Education and learning

Education and learning

Experiencing new teaching methods is one of the primary goals of school, in order to improve the effectiveness of learning. A psychological theory, the so-called constructivism, claims that people gain knowledge of the world by experiencing things and reflecting on those experiences. The American psychologist Jerome Bruner was one of the first experts who spread this idea. He thought that the aim of education had to be to create autonomous learners. Thus, teachers should help students to actively construct knowledge rather than presenting a series of facts as it would usually happen in a traditional classroom, where students receive information only in a passive way; the students work individually, they listen to and memorise lessons, and use textbooks and teachers to learn, they all do the same thing and their desks are organised in rows. This is a teacher-centred method in which teachers play the most important role; indeed, they are experts who produce facts. On the contrary, the constructivist method focuses on students, who collaborate and do practical experiments using previous knowledge to formulate hypotheses and draw conclusions. In addition, they do different tasks and work together in groups or circles. In this case the traditional teacher turns into a coach who guides the students to discover facts and listens to their discussions. Nowadays there are different techniques based on constructivism.
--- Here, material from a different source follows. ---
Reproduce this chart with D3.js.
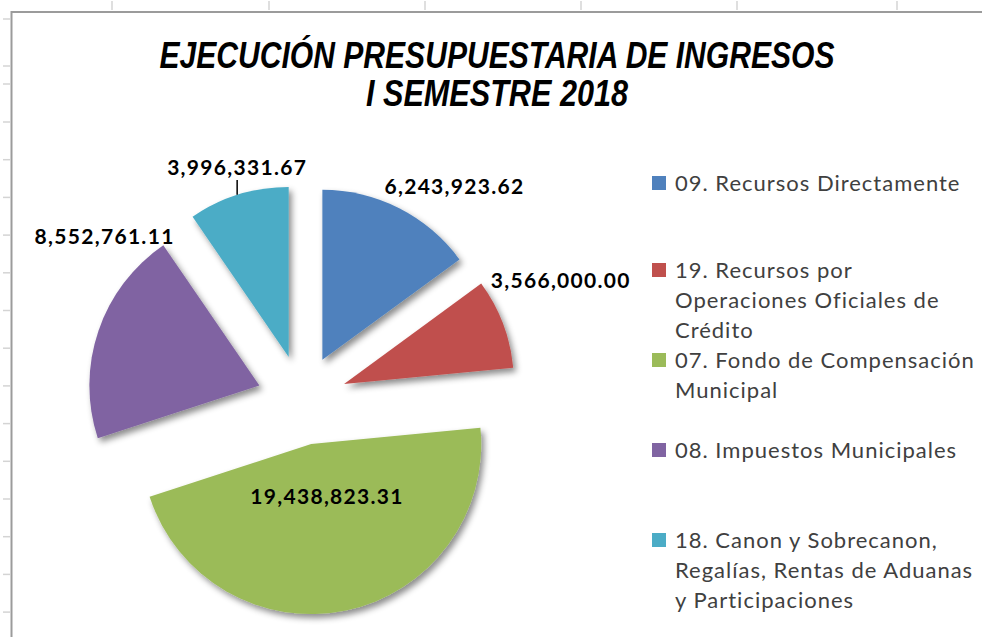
<!DOCTYPE html>
<html>
<head>
<meta charset="utf-8">
<script src="https://cdn.jsdelivr.net/npm/d3@7"></script>
<style>
  html, body { margin: 0; padding: 0; background: #fff; }
  svg { display: block; }
</style>
</head>
<body>
<div id="chart"></div>
<script>
// data
const categories = [
  '09. Recursos Directamente',
  '19. Recursos por Operaciones Oficiales de Crédito',
  '07. Fondo de Compensación Municipal',
  '08. Impuestos Municipales',
  '18. Canon y Sobrecanon, Regalías, Rentas de Aduanas y Participaciones'
];
const values = [6243923.62, 3566000.00, 19438823.31, 8552761.11, 3996331.67];
const legendLines = [
  ['09. Recursos Directamente'],
  ['19. Recursos por', 'Operaciones Oficiales de', 'Crédito'],
  ['07. Fondo de Compensación', 'Municipal'],
  ['08. Impuestos Municipales'],
  ['18. Canon y Sobrecanon,', 'Regalías, Rentas de Aduanas', 'y Participaciones']
];
const titleLines = ['EJECUCIÓN PRESUPUESTARIA DE INGRESOS', 'I SEMESTRE 2018'];

const colors = ['#4F81BD', '#C0504D', '#9BBB59', '#8064A2', '#4BACC6'];

const width = 982, height = 637;
const cx = 302, cy = 400, radius = 170, explode = 45;

// label placement relative to slice mid angle (degrees offset, radius from pie centre)
const labelLayout = [
  { dAngle: 8.7, r: 262 },
  { dAngle: -3.9, r: 285 },
  { dAngle: -2.7, r: 100 },
  { dAngle: 20.8, r: 256 },
  { dAngle: 1.6, r: 241, leader: true }
];

const svg = d3.select('#chart')
  .append('svg')
  .attr('width', width)
  .attr('height', height);

// drop shadow like the office chart
const defs = svg.append('defs');
const shadow = defs.append('filter')
  .attr('id', 'shadow')
  .attr('x', '-20%').attr('y', '-20%')
  .attr('width', '140%').attr('height', '140%');
shadow.append('feDropShadow')
  .attr('dx', 3).attr('dy', 4)
  .attr('stdDeviation', 3)
  .attr('flood-color', '#000')
  .attr('flood-opacity', 0.45);

// spreadsheet behind the chart
const sheet = svg.append('g').attr('class', 'sheet');
[112, 269, 425, 581, 737, 897].forEach(x => {
  sheet.append('line')
    .attr('x1', x).attr('x2', x).attr('y1', 1).attr('y2', 10)
    .style('stroke', '#d4d4d4').style('stroke-width', 1.5);
});
[19, 66, 84].concat(d3.range(122, 637, 37.7)).forEach(y => {
  sheet.append('line')
    .attr('x1', 3).attr('x2', 10).attr('y1', y).attr('y2', y)
    .style('stroke', '#d4d4d4').style('stroke-width', 1.5);
});

// chart area border
svg.append('path')
  .attr('d', `M11.5,${height} L11.5,12 L${width},12`)
  .style('fill', 'none')
  .style('stroke', '#9b9b9b')
  .style('stroke-width', 2);

// title
const title = svg.append('g').attr('class', 'title');
title.selectAll('text')
  .data(titleLines)
  .enter().append('text')
  .attr('x', 497)
  .attr('y', (d, i) => 68 + i * 38)
  .attr('text-anchor', 'middle')
  .attr('textLength', (d, i) => i === 0 ? 675 : 262)
  .attr('lengthAdjust', 'spacingAndGlyphs')
  .style('font-family', '"Liberation Sans Narrow", "Arial Narrow", "Liberation Sans", Arial, sans-serif')
  .style('font-weight', 'bold')
  .style('font-style', 'italic')
  .style('font-size', '36px')
  .style('fill', '#000')
  .text(d => d);

// pie
const pie = d3.pie().sort(null).value(d => d);
const arcs = pie(values);
const arc = d3.arc().innerRadius(0).outerRadius(radius);
const midAngle = d => (d.startAngle + d.endAngle) / 2;

const pieG = svg.append('g')
  .attr('class', 'pie')
  .attr('transform', `translate(${cx},${cy})`);

pieG.selectAll('.slice')
  .data(arcs)
  .enter().append('path')
  .attr('class', 'slice')
  .attr('transform', d => {
    const [ox, oy] = d3.pointRadial(midAngle(d), explode);
    return `translate(${ox},${oy})`;
  })
  .attr('d', arc)
  .style('fill', (d, i) => colors[i])
  .style('filter', 'url(#shadow)');

// leader lines
arcs.forEach((d, i) => {
  const lay = labelLayout[i];
  if (!lay.leader) return;
  const [ox, oy] = d3.pointRadial(midAngle(d), explode);
  const [ax, ay] = d3.pointRadial(midAngle(d), radius);
  const [lx, ly] = d3.pointRadial(midAngle(d) + lay.dAngle * Math.PI / 180, lay.r);
  pieG.append('line')
    .attr('x1', lx).attr('y1', ly + 12)
    .attr('x2', lx).attr('y2', oy + ay)
    .style('stroke', '#000')
    .style('stroke-width', 1.5);
});

// value labels
const fmt = d3.format(',.2f');
pieG.selectAll('.value-label')
  .data(arcs)
  .enter().append('text')
  .attr('class', 'value-label')
  .attr('transform', (d, i) => {
    const lay = labelLayout[i];
    const [lx, ly] = d3.pointRadial(midAngle(d) + lay.dAngle * Math.PI / 180, lay.r);
    return `translate(${lx},${ly})`;
  })
  .attr('text-anchor', 'middle')
  .attr('dy', '0.35em')
  .style('font-family', 'Lato, "Open Sans", sans-serif')
  .style('font-weight', 'bold')
  .style('font-size', '21px')
  .style('letter-spacing', '1.3px')
  .style('fill', '#000')
  .text(d => fmt(d.data));

// legend
const legendTop = [183, 270, 360, 450, 540];
const legend = svg.append('g')
  .attr('class', 'legend')
  .attr('transform', 'translate(652,0)');

const legendItem = legend.selectAll('.legend-item')
  .data(legendLines)
  .enter().append('g')
  .attr('class', 'legend-item')
  .attr('transform', (d, i) => `translate(0, ${legendTop[i]})`);

legendItem.append('rect')
  .attr('x', 0)
  .attr('y', -7)
  .attr('width', 14)
  .attr('height', 14)
  .style('fill', (d, i) => colors[i]);

legendItem.each(function (lines) {
  const t = d3.select(this).append('text')
    .style('font-family', 'Lato, "Open Sans", sans-serif')
    .style('font-size', '22px')
    .style('letter-spacing', '1px')
    .style('fill', '#404040');
  lines.forEach((line, j) => {
    t.append('tspan')
      .attr('x', 23)
      .attr('y', j * 30)
      .attr('dy', '0.36em')
      .text(line);
  });
});
</script>
</body>
</html>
Flipped classrooms and the Jigsaw method are two of the most popular examples which put this theory into practice.

Flipped classrooms

The flipped classroom methodology completely reverses traditional teaching ideas. Students learn at home via on-line videos which can be paused and studied as often as necessary. On the other hand, school becomes the place where they can do homework and other group activities such as project work or laboratory experiments. In this way teachers spend more time interacting directly with students, improving outcomes.

Jigsaw method

This cooperative learning technique allows students to work in small groups which depend on each other. At the beginning, groups are divided and every single member studies and researches a particular aspect of the task. Therefore, all the students become experts on a certain aspect of the project and when they return to their original group, they are able to report their findings to the other members. Finally, they can put the information together in order to show a complete work to the other groups, which have to judge and define the best project.